Faisal Shahzad pleaded guilty Monday to the May 1 attempted car bombing in New York City’s Times Square, but his plea didn’t stop there. He needed to be heard and was itching to tell his story.

The federal court judge asked him, after making sure he understood what he was pleading guilty to, to explain what he did. And in great detail, Shahzad told the courtroom how he went to Pakistan for 40 days and had five days of training with the Pakistan Taliban. He then came back to Connecticut with money the Taliban gave him, rented a room in Bridgeport, and then built a bomb.

He said he built it in three parts, in case something went wrong. The first part was fertilizer in the trunk, the second was cylinders of gas and the third was petrol to make a fire in the car. Several times he said he didn’t work with anyone in the U.S. and the co-conspirators were in Pakistan.

He said, “It seemed like none went off, and I don’t know why.”

He then walked to Grand Central with his semi automatic rifle in a laptop case. Fearful he would be caught he tried to escape at JFK airport.

He kept saying he is a mujahedeen Muslim soldier and tried to kill or injure people in Times Square and damage a building. He said he picked Times Square because it is crowded. It was a Saturday evening.

When the judge asked him about killing innocent women and children, he said he was a Muslim solider, and U.S. forces in Muslim lands attack civilians, too. ”I am part of the U.S. uprising on Muslim nations and Muslim people,” he said.
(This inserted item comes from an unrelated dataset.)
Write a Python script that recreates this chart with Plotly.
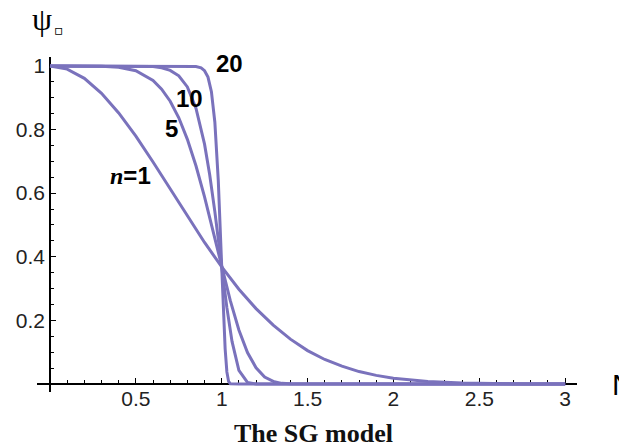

He also described at great detail the Taliban in Pakistan, saying the offshoot was created six years ago. He went on to say Pakistan took a u-turn and became an ally of the U.S. and started fighting and killing the Taliban.

The judge asked if he was aware what he was doing a crime, and he said he wouldn’t consider it a crime. Then the judge asked if he was aware he was violating the law, and he said, “I do realize it is a violation of law in the U.S., but I do not care about the laws in the U.S.”